Salt of the Earth

By Richard Mineards   |   September 12, 2019
Charley Wiley, Hope Knightley, and Fabian Leyva-Barragan at the Santa Barbara Museum of Art (photo by Priscilla)
Starr Siegele, Julia Louis-Dreyfus, Larry Feinberg, and Brad Hall at the Salt & Silver exhibition opening (photo by Priscilla)
Dick and Melanie Trent De Schatter at SBMA (photo by Priscilla)

Santa Barbara Museum of Art is accentuating the negative with its latest exhibition Salt & Silver.

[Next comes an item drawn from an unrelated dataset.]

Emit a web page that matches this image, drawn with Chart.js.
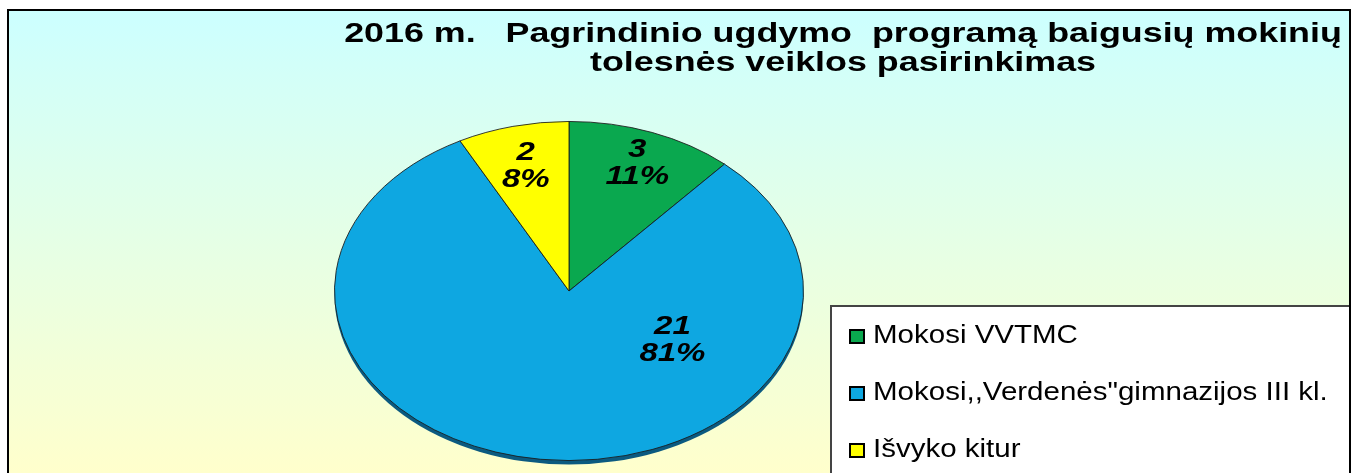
<!DOCTYPE html>
<html>
<head>
<meta charset="utf-8">
<script src="https://cdn.jsdelivr.net/npm/chart.js@4.4.1/dist/chart.umd.min.js"></script>
<style>
  html, body { margin: 0; padding: 0; background: #fff; overflow: hidden; width: 1356px; height: 473px; }
  #frame { position: absolute; left: 7px; top: 9px; border: 2px solid #000; width: 1340px; height: 560px; }
  #frame canvas { display: block; }
</style>
</head>
<body>
<div id="frame"><canvas id="pieChart" width="1340" height="560"></canvas></div>
<script>
// chart data
const categories = ["Mokosi VVTMC", "Mokosi,,Verdenės\"gimnazijos III kl.", "Išvyko kitur"];
const counts = [3, 21, 2];
const percentLabels = ["11%", "81%", "8%"];
const sliceColors = ["#0aa84f", "#0ea7e1", "#ffff00"];
const titleLines = ["2016 m.   Pagrindinio ugdymo  programą baigusių mokinių", "tolesnės veiklos pasirinkimas"];

// pie is drawn squashed vertically to look like the tilted original
const SQUASH = 0.723;

function stretchedText(ctx, text, x, y, sx) {
    ctx.save();
    ctx.translate(x, y);
    ctx.scale(sx, 1);
    ctx.fillText(text, 0, 0);
    ctx.restore();
}

const backgroundPlugin = {
    id: "background",
    beforeDraw(chart) {
        const ctx = chart.ctx;
        const g = ctx.createLinearGradient(0, 0, 0, 462);
        g.addColorStop(0, "#ccffff");
        g.addColorStop(1, "#ffffcc");
        ctx.save();
        ctx.fillStyle = g;
        ctx.fillRect(0, 0, chart.width, chart.height);
        ctx.restore();
    }
};

const squashPlugin = {
    id: "squash",
    beforeDatasetsDraw(chart) {
        const ctx = chart.ctx;
        const arc = chart.getDatasetMeta(0).data[0];
        ctx.save();
        ctx.translate(arc.x, arc.y);
        ctx.scale(1, SQUASH);
        ctx.translate(-arc.x, -arc.y);
        // dark rim under the pie
        ctx.beginPath();
        ctx.arc(arc.x, arc.y + 4 / SQUASH, arc.outerRadius, 0, Math.PI * 2);
        ctx.fillStyle = "#0b5a80";
        ctx.fill();
    },
    afterDatasetsDraw(chart) {
        chart.ctx.restore();
    }
};

const labelPlugin = {
    id: "sliceLabels",
    afterDatasetsDraw(chart, args, opts) {
        const ctx = chart.ctx;
        const arcs = chart.getDatasetMeta(0).data;
        ctx.save();
        ctx.fillStyle = "#000";
        ctx.textAlign = "center";
        ctx.font = "italic bold 25px 'Liberation Sans', Arial, sans-serif";
        arcs.forEach((arc, i) => {
            const a = opts.anchors[i];
            const ang = a.angle !== undefined ? (a.angle - 90) * Math.PI / 180 : (arc.startAngle + arc.endAngle) / 2;
            const r = arc.outerRadius * a.f;
            const x = arc.x + Math.cos(ang) * r;
            const y = arc.y + Math.sin(ang) * r * SQUASH;
            stretchedText(ctx, String(counts[i]), x, y - 4, 1.32);
            stretchedText(ctx, percentLabels[i], x, y + 23, 1.32);
        });
        ctx.restore();
    }
};

const titleLegendPlugin = {
    id: "titleLegend",
    afterDraw(chart) {
        const ctx = chart.ctx;
        ctx.save();
        // title
        ctx.fillStyle = "#000";
        ctx.textAlign = "center";
        ctx.font = "bold 28px 'Liberation Sans', Arial, sans-serif";
        titleLines.forEach((line, i) => stretchedText(ctx, line, 834, 31 + i * 29, 1.28));

        // legend box
        ctx.fillStyle = "#fff";
        ctx.fillRect(822, 295, 530, 300);
        ctx.strokeStyle = "#444";
        ctx.lineWidth = 2;
        ctx.strokeRect(822, 295, 530, 300);

        ctx.textAlign = "left";
        ctx.font = "25px 'Liberation Sans', Arial, sans-serif";
        categories.forEach((cat, i) => {
            const y = 332 + i * 57;
            ctx.fillStyle = sliceColors[i];
            ctx.fillRect(841, y - 13, 14, 13);
            ctx.strokeStyle = "#000";
            ctx.lineWidth = 2;
            ctx.strokeRect(841, y - 13, 14, 13);
            ctx.fillStyle = "#000";
            stretchedText(ctx, cat, 864, y, 1.18);
        });
        ctx.restore();
    }
};

new Chart(document.getElementById("pieChart").getContext("2d"), {
    type: "pie",
    data: {
        labels: categories,
        datasets: [{
            data: counts,
            backgroundColor: sliceColors,
            borderColor: "#1a1a1a",
            borderWidth: 1
        }]
    },
    options: {
        responsive: false,
        animation: false,
        layout: { padding: { left: 325, right: 545, top: 45, bottom: 45 } },
        plugins: {
            legend: { display: false },
            title: { display: false },
            tooltip: { enabled: false },
            sliceLabels: {
                anchors: [{ f: 0.82 }, { angle: 122, f: 0.52 }, { f: 0.77 }]
            }
        }
    },
    plugins: [backgroundPlugin, squashPlugin, labelPlugin, titleLegendPlugin]
});
</script>
</body>
</html>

The show, featuring more than 100 seldom-displayed salt prints from the Wilson Centre for Photography in London, provides a rare chance to experience some of the earliest photographs ever made by many of the most important and groundbreaking figures in the history of the photographic medium.

It surveys the first two decades of photography’s evolution through the salted paper print process, unveiled in 1839 by the English scientist and scholar William Henry Fox Talbot. It was efficient, portable, and versatile, traits that allowed the practice of photography across the globe from the early 1840s onward.

Salt & Silver features the work of more than 40 practitioners, with one of the highlights including Talbot’s photo of Nelson’s column under construction in Trafalgar Square in 1844.

Lens lovers turning out for the show, which runs through December 8, included Hannah-Beth Jackson, actress Julia Louis-Dreyfus and Brad Hall, Penny Jenkins, Anne Luther, Bob Johnson and Lisa Reich, Nancy Schlosser, Peggy Wiley and Wilson Quarre, and Michael and Penny Arntz.